Since commercial data warehouses are an enterprise product for enterprise companies (small companies can use stick with normal databases or SaaS and unicorns seem to roll their own with Presto/Trino, Iceberg, Spark and k8s, nowadays), the vendor and the product needs to be most of all reliable partner. And Databricks behavior does not inspire confidence of them being that.

If I'm outsourcing my analytical platform to a vendor, I want the to be almost boring. Not some growth hacking, guerilla marketing, sketchy benchmark posting techbros.

At the end of the day, anyone making years lasting million dollar decisions in this space should run their own evaluation. Our evaluation showed that there's a noticeable gap between what Databricks promises and what they deliver. I have not worked with Snowflake to compare.

1 comments

Tanjreeve 1684 days ago

Delta lake is very much open. You can install delta lake and run it yourself. It's a transaction layer running over parquet files. You can go to the delta.io GitHub and install binaries yourself. Snowflake cannot be run independently of their cloud.

The rest of this is some vague claims of Databricks being unreliable techbros blah blah which is just emotionally charged hot air rather than being based on anything.

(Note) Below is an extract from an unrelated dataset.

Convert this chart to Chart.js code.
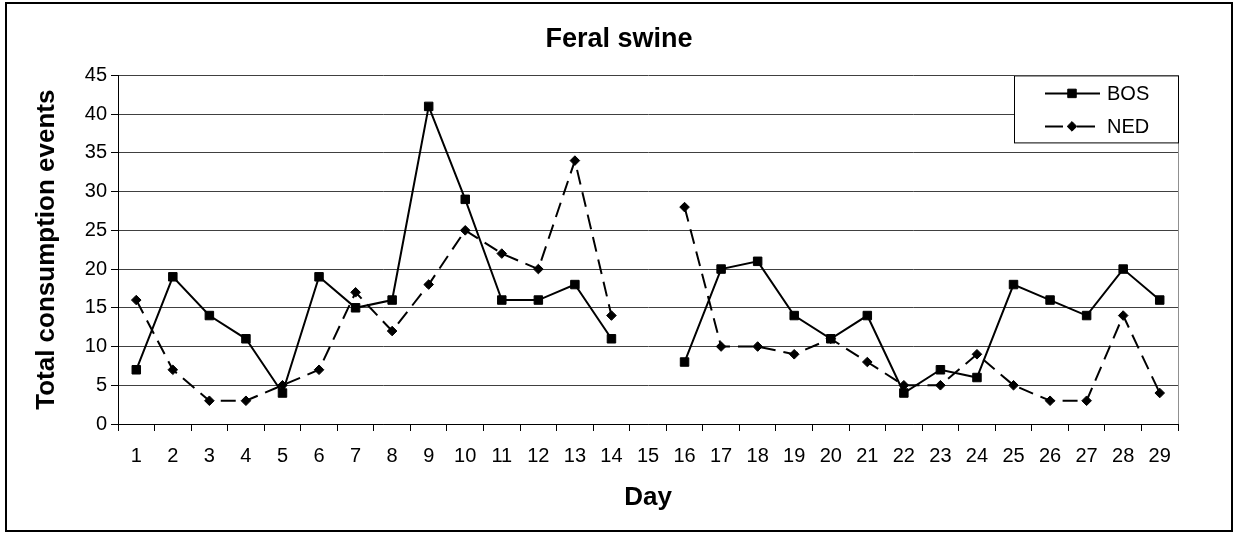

RE who to pick. Run them side by side. Use snowflake for non technical staff/BI load in prepared cuts of data. it's batteries included and less knobs to twiddle for optimisation. Databricks/spark has a learning code and isn't suitable for non-technical staff. But it gives a lot more options for processing for all the stuff that doesn't fit neatly into data clustering.

link

imslowbutnice 1683 days ago

Sort of. You can stop using Databricks service, and keep using Delta lake. But Databricks code is not open. Delta Lake is not equivalent to Databricks delta. The value prop is that customers, if they choose to not retain databricks service, can migrate off databricks and still use the open source version of delta lake, which again, is not as good as databricks delta.

link

Tanjreeve 1683 days ago

Ok you've got me there it's not 100% the exact same code Databricks are using there are some optimisations (that normally do end up downstream anyway). But I think it's getting a bit philosophical to say it's not open when you can run a delta lake "on-prem" and shuffle data between databricks and your own setup with few/no changes. Now Databricks SQL product afaik is not open and that's a proprietary C++ engine comparable to Snowflake so I think these discussions might get a lot more confusing in the future when databricks doesn't just mean various flavours of spark.

link

imslowbutnice 1682 days ago

Yes Photon is completely proprietary. Databricks does have a "delta" version, but it is actually completely baked into the databricks runtime. So we are both correct. Ali (Databricks CEO) actually has gone on record to say Databricks is 90% proprietary code. There is an open source version, but it is not as good. The culture within Databricks though, is completely open source. Unlike Snowflake, the culture is definitely not open source. I think it affects the culture too.

link

Tanjreeve 1684 days ago

By learning code I mean Learning curve. You need to be able to code a little bit at a minimum to use Spark effectively even if a lot of the time you can just go with the SQL interface it isn't actually a SQL database under the surface so that can be a bit misleading if you dont know what's going on.

link